-- Begin Information provided --

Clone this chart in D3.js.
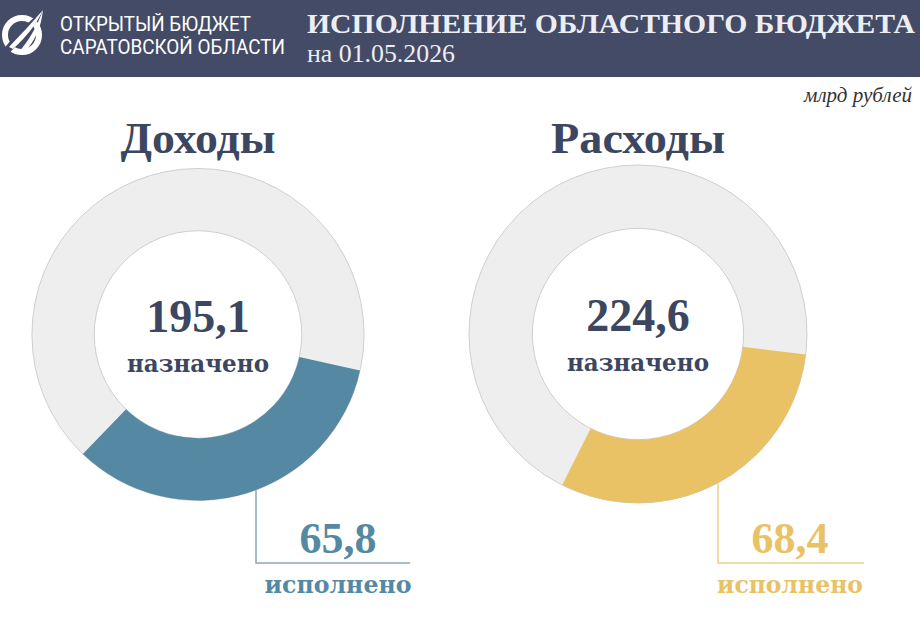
<!DOCTYPE html>
<html><head><meta charset="utf-8">
<script src="https://cdn.jsdelivr.net/npm/d3@7/dist/d3.min.js"></script>
<style>
html,body{margin:0;padding:0;background:#fff;}
svg{display:block;}
</style></head>
<body>
<script>
// ---- data ----
const titles = ["Доходы", "Расходы"];
const planned = [195.1, 224.6];
const executed = [65.8, 68.4];
const plannedLabel = "назначено";
const executedLabel = "исполнено";
const unitLabel = "млрд рублей";
const headerTitle = "ИСПОЛНЕНИЕ ОБЛАСТНОГО БЮДЖЕТА";
const headerDate = "на 01.05.2026";
const logoLines = ["ОТКРЫТЫЙ БЮДЖЕТ", "САРАТОВСКОЙ ОБЛАСТИ"];

// ---- styles/layout ----
const W = 920, H = 638;
const colors = ["#5589a3", "#e8c265"];
const lineColors = ["#86a8bb", "#ebcf87"];
const serif = "'Liberation Serif', 'DejaVu Serif', serif";
const wordSerif = "'DejaVu Serif', 'Liberation Serif', serif";
const layout = [
  {cx: 198, cy: 334.5, r: 166, rot: 102.5, lineX: 256, lineY: 563, lineEnd: 410, labX: 338, titleW: 155, plannedW: 142, execW: 147},
  {cx: 638, cy: 334, r: 169, rot: 97, lineX: 718, lineY: 563, lineEnd: 864, labX: 790, titleW: 174, plannedW: 142, execW: 146}
];

const svg = d3.select("body").append("svg").attr("width", W).attr("height", H);

// header
svg.append("rect").attr("x", 0).attr("y", 0).attr("width", W).attr("height", 77).attr("fill", "#434b66");
const logo = svg.append("g").attr("transform", "translate(22,35)");
logo.append("circle").attr("r", 17).attr("fill", "none").attr("stroke", "#fff").attr("stroke-width", 6);
logo.append("path").attr("d", "M-19,15 C-6,-2 8,-14 22,-26 C14,-10 2,4 -14,19 Z").attr("fill", "#434b66");
logo.append("path").attr("d", "M-13,12 C-2,0 10,-12 21,-25 C14,-10 4,2 -9,14 Z").attr("fill", "#fff");
logo.append("path").attr("d", "M-3,17 C6,6 14,-6 21,-25 C19,-6 12,7 2,18 Z").attr("fill", "#fff");

svg.selectAll("text.logo").data(logoLines).enter().append("text")
  .attr("class", "logo")
  .attr("x", 60).attr("y", (d, i) => 31 + i * 23)
  .attr("fill", "#fff")
  .attr("font-family", "Roboto, 'Open Sans', sans-serif")
  .attr("font-size", 21)
  .attr("textLength", (d, i) => i === 0 ? 191 : 225)
  .attr("lengthAdjust", "spacingAndGlyphs")
  .text(d => d);

svg.append("text").attr("x", 307).attr("y", 33)
  .attr("fill", "#eceef4").attr("font-family", serif).attr("font-weight", "bold")
  .attr("font-size", 27).attr("textLength", 608).attr("lengthAdjust", "spacingAndGlyphs")
  .text(headerTitle);
svg.append("text").attr("x", 307).attr("y", 62)
  .attr("fill", "#eceef4").attr("font-family", serif)
  .attr("font-size", 25).attr("textLength", 148).attr("lengthAdjust", "spacingAndGlyphs")
  .text(headerDate);

svg.append("text").attr("x", 912).attr("y", 102).attr("text-anchor", "end")
  .attr("fill", "#333").attr("font-family", serif).attr("font-style", "italic")
  .attr("font-size", 20).attr("textLength", 108).attr("lengthAdjust", "spacingAndGlyphs")
  .text(unitLabel);

// charts
const rad = Math.PI / 180;
titles.forEach((t, i) => {
  const L = layout[i];
  const inner = L.r * 0.625;
  const frac = d3.scaleLinear().domain([0, planned[i]]).range([0, 2 * Math.PI]);
  const g = svg.append("g");

  g.append("text").attr("x", L.cx).attr("y", 153).attr("text-anchor", "middle")
    .attr("fill", "#3d4660").attr("font-family", serif).attr("font-weight", "bold")
    .attr("font-size", 44).attr("textLength", L.titleW).attr("lengthAdjust", "spacingAndGlyphs")
    .text(t);

  const arc = d3.arc();
  const c = g.append("g").attr("transform", `translate(${L.cx},${L.cy})`);
  c.append("path").attr("d", arc({innerRadius: inner, outerRadius: L.r, startAngle: 0, endAngle: frac(planned[i])}))
    .attr("fill", "#eeeeee").attr("stroke", "#cfcfcf").attr("stroke-width", 1);
  c.append("path").attr("d", arc({innerRadius: inner, outerRadius: L.r,
      startAngle: L.rot * rad, endAngle: L.rot * rad + frac(executed[i])}))
    .attr("fill", colors[i]);

  c.append("text").attr("x", 0).attr("y", -3).attr("text-anchor", "middle")
    .attr("fill", "#3d4660").attr("font-family", serif).attr("font-weight", "bold")
    .attr("font-size", 46).text(d3.format(".1f")(planned[i]).replace(".", ","));
  c.append("text").attr("x", 0).attr("y", 37).attr("text-anchor", "middle")
    .attr("fill", "#3d4660").attr("font-family", wordSerif).attr("font-weight", "bold")
    .attr("font-size", 24).attr("textLength", L.plannedW).attr("lengthAdjust", "spacingAndGlyphs")
    .text(plannedLabel);

  // leader
  const dx = L.lineX - L.cx;
  const yTop = L.cy + Math.sqrt(L.r * L.r - dx * dx);
  g.append("path").attr("d", `M${L.lineX},${yTop}V${L.lineY}H${L.lineEnd}`)
    .attr("fill", "none").attr("stroke", lineColors[i]).attr("stroke-width", 1.5);

  g.append("text").attr("x", L.labX).attr("y", 553).attr("text-anchor", "middle")
    .attr("fill", colors[i]).attr("font-family", serif).attr("font-weight", "bold")
    .attr("font-size", 44).text(d3.format(".1f")(executed[i]).replace(".", ","));
  g.append("text").attr("x", L.labX).attr("y", 593).attr("text-anchor", "middle")
    .attr("fill", colors[i]).attr("font-family", wordSerif).attr("font-weight", "bold")
    .attr("font-size", 24).attr("textLength", L.execW).attr("lengthAdjust", "spacingAndGlyphs")
    .text(executedLabel);
});
</script>
</body></html>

-- End Information provided --

--- Exercise prompt ---
Transcribe the material exactly, leaving every picture out.

--- Task output ---
Clone this chart in D3.js.
<!DOCTYPE html>
<html><head><meta charset="utf-8">
<script src="https://cdn.jsdelivr.net/npm/d3@7/dist/d3.min.js"></script>
<style>
html,body{margin:0;padding:0;background:#fff;}
svg{display:block;}
</style></head>
<body>
<script>
// ---- data ----
const titles = ["Доходы", "Расходы"];
const planned = [195.1, 224.6];
const executed = [65.8, 68.4];
const plannedLabel = "назначено";
const executedLabel = "исполнено";
const unitLabel = "млрд рублей";
const headerTitle = "ИСПОЛНЕНИЕ ОБЛАСТНОГО БЮДЖЕТА";
const headerDate = "на 01.05.2026";
const logoLines = ["ОТКРЫТЫЙ БЮДЖЕТ", "САРАТОВСКОЙ ОБЛАСТИ"];

// ---- styles/layout ----
const W = 920, H = 638;
const colors = ["#5589a3", "#e8c265"];
const lineColors = ["#86a8bb", "#ebcf87"];
const serif = "'Liberation Serif', 'DejaVu Serif', serif";
const wordSerif = "'DejaVu Serif', 'Liberation Serif', serif";
const layout = [
  {cx: 198, cy: 334.5, r: 166, rot: 102.5, lineX: 256, lineY: 563, lineEnd: 410, labX: 338, titleW: 155, plannedW: 142, execW: 147},
  {cx: 638, cy: 334, r: 169, rot: 97, lineX: 718, lineY: 563, lineEnd: 864, labX: 790, titleW: 174, plannedW: 142, execW: 146}
];

const svg = d3.select("body").append("svg").attr("width", W).attr("height", H);

// header
svg.append("rect").attr("x", 0).attr("y", 0).attr("width", W).attr("height", 77).attr("fill", "#434b66");
const logo = svg.append("g").attr("transform", "translate(22,35)");
logo.append("circle").attr("r", 17).attr("fill", "none").attr("stroke", "#fff").attr("stroke-width", 6);
logo.append("path").attr("d", "M-19,15 C-6,-2 8,-14 22,-26 C14,-10 2,4 -14,19 Z").attr("fill", "#434b66");
logo.append("path").attr("d", "M-13,12 C-2,0 10,-12 21,-25 C14,-10 4,2 -9,14 Z").attr("fill", "#fff");
logo.append("path").attr("d", "M-3,17 C6,6 14,-6 21,-25 C19,-6 12,7 2,18 Z").attr("fill", "#fff");

svg.selectAll("text.logo").data(logoLines).enter().append("text")
  .attr("class", "logo")
  .attr("x", 60).attr("y", (d, i) => 31 + i * 23)
  .attr("fill", "#fff")
  .attr("font-family", "Roboto, 'Open Sans', sans-serif")
  .attr("font-size", 21)
  .attr("textLength", (d, i) => i === 0 ? 191 : 225)
  .attr("lengthAdjust", "spacingAndGlyphs")
  .text(d => d);

svg.append("text").attr("x", 307).attr("y", 33)
  .attr("fill", "#eceef4").attr("font-family", serif).attr("font-weight", "bold")
  .attr("font-size", 27).attr("textLength", 608).attr("lengthAdjust", "spacingAndGlyphs")
  .text(headerTitle);
svg.append("text").attr("x", 307).attr("y", 62)
  .attr("fill", "#eceef4").attr("font-family", serif)
  .attr("font-size", 25).attr("textLength", 148).attr("lengthAdjust", "spacingAndGlyphs")
  .text(headerDate);

svg.append("text").attr("x", 912).attr("y", 102).attr("text-anchor", "end")
  .attr("fill", "#333").attr("font-family", serif).attr("font-style", "italic")
  .attr("font-size", 20).attr("textLength", 108).attr("lengthAdjust", "spacingAndGlyphs")
  .text(unitLabel);

// charts
const rad = Math.PI / 180;
titles.forEach((t, i) => {
  const L = layout[i];
  const inner = L.r * 0.625;
  const frac = d3.scaleLinear().domain([0, planned[i]]).range([0, 2 * Math.PI]);
  const g = svg.append("g");

  g.append("text").attr("x", L.cx).attr("y", 153).attr("text-anchor", "middle")
    .attr("fill", "#3d4660").attr("font-family", serif).attr("font-weight", "bold")
    .attr("font-size", 44).attr("textLength", L.titleW).attr("lengthAdjust", "spacingAndGlyphs")
    .text(t);

  const arc = d3.arc();
  const c = g.append("g").attr("transform", `translate(${L.cx},${L.cy})`);
  c.append("path").attr("d", arc({innerRadius: inner, outerRadius: L.r, startAngle: 0, endAngle: frac(planned[i])}))
    .attr("fill", "#eeeeee").attr("stroke", "#cfcfcf").attr("stroke-width", 1);
  c.append("path").attr("d", arc({innerRadius: inner, outerRadius: L.r,
      startAngle: L.rot * rad, endAngle: L.rot * rad + frac(executed[i])}))
    .attr("fill", colors[i]);

  c.append("text").attr("x", 0).attr("y", -3).attr("text-anchor", "middle")
    .attr("fill", "#3d4660").attr("font-family", serif).attr("font-weight", "bold")
    .attr("font-size", 46).text(d3.format(".1f")(planned[i]).replace(".", ","));
  c.append("text").attr("x", 0).attr("y", 37).attr("text-anchor", "middle")
    .attr("fill", "#3d4660").attr("font-family", wordSerif).attr("font-weight", "bold")
    .attr("font-size", 24).attr("textLength", L.plannedW).attr("lengthAdjust", "spacingAndGlyphs")
    .text(plannedLabel);

  // leader
  const dx = L.lineX - L.cx;
  const yTop = L.cy + Math.sqrt(L.r * L.r - dx * dx);
  g.append("path").attr("d", `M${L.lineX},${yTop}V${L.lineY}H${L.lineEnd}`)
    .attr("fill", "none").attr("stroke", lineColors[i]).attr("stroke-width", 1.5);

  g.append("text").attr("x", L.labX).attr("y", 553).attr("text-anchor", "middle")
    .attr("fill", colors[i]).attr("font-family", serif).attr("font-weight", "bold")
    .attr("font-size", 44).text(d3.format(".1f")(executed[i]).replace(".", ","));
  g.append("text").attr("x", L.labX).attr("y", 593).attr("text-anchor", "middle")
    .attr("fill", colors[i]).attr("font-family", wordSerif).attr("font-weight", "bold")
    .attr("font-size", 24).attr("textLength", L.execW).attr("lengthAdjust", "spacingAndGlyphs")
    .text(executedLabel);
});
</script>
</body></html>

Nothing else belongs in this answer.